Sun. Aug 7th, 2022

European crypto and blockchain players are worried that incoming regulatory frameworks could usher in “excessive requirements” that could “pose significant challenges for crypto-based projects,” particularly in the decentralized finance (DeFi) space, with “irreconcilable” obstacles, a survey has found.

Source: iStock/Atypeek

The survey was commissioned by the International Association for Trusted Blockchain Applications (INATBA), a group founded in 2019 by 106 “developers and users of [distributer ledger technology],” as well as regulators and policymakers. The survey questioned EU-based and -servicing companies and individuals, gauging their response to a European Commission initiative revealed last year.
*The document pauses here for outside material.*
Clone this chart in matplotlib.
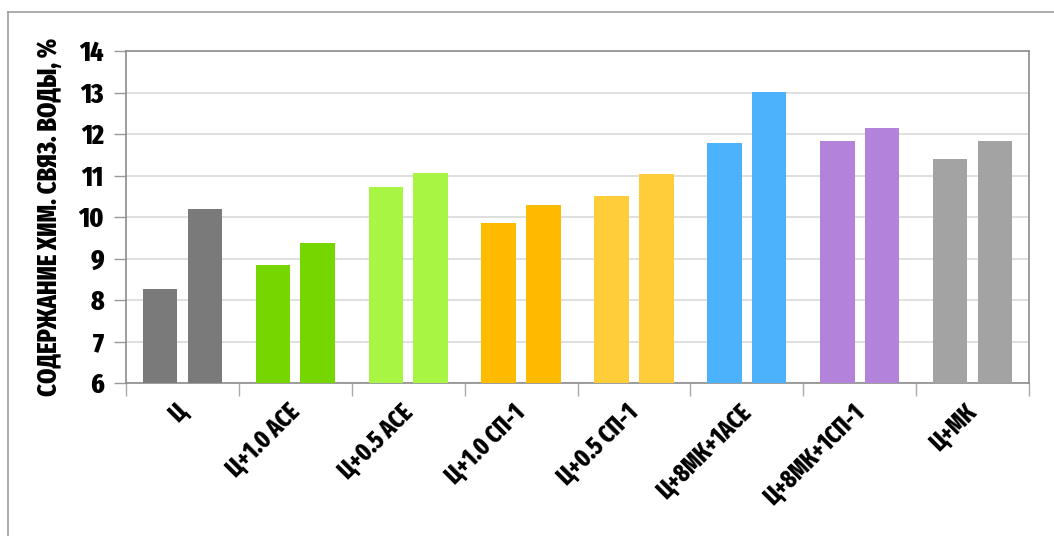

Named the Markets in Crypto-assets Regulation (MiCA), the Commission’s proposal seeks to create legal definitions for crypto and a pan-European set of regulatory standards aimed at fostering growth, policing exchanges and other crypto companies, and imposing stablecoin governing policies.

And the INATBA report found that while most respondents expressed support for the MiCA definitions of key crypto terms, there were some serious question marks when it came to DeFi, in particular.

The authors wrote, that MiCA’s hopes to “increase transparency and regulatory oversight” would “help build trust in cryptoassets,” but warned,

“Excessive requirements could pose significant challenges for crypto-based projects where the issuance is decentralized and there is no identifiable issuer. As MiCA promotes the protection, market integrity, and financial stability, innovation may face significant and irreconcilable regulatory challenges.”

Furthermore, the authors noted that “several respondents” spoke of the “incompatibility” of “DeFi type of applications and protocols with the very centralized placing of liability to cryptoasset service providers.”

They added that one respondent had claimed that the proposals assumed “static governance and management of cryptoassets,” adding that this “may not be compatible with the modus operandi of DeFi protocols.”

Another opined that regulating DeFi developers “would be rather disincentivizing and could slow down the innovation efforts,” adding that it would be “difficult to determine who is in control” of such projects and “who should bear the liability” for their operations.

And while the vast majority (over 50%) of respondents claimed they were happy with proposed compliance measures for crypto service providers, 18% complained that they were “too excessive and burdensome.”

Exactly half of all respondence said they were happy with MiCA’s plans to introduce “legal certainty” to the sector, with only 14% disagreeing and the rest undecided.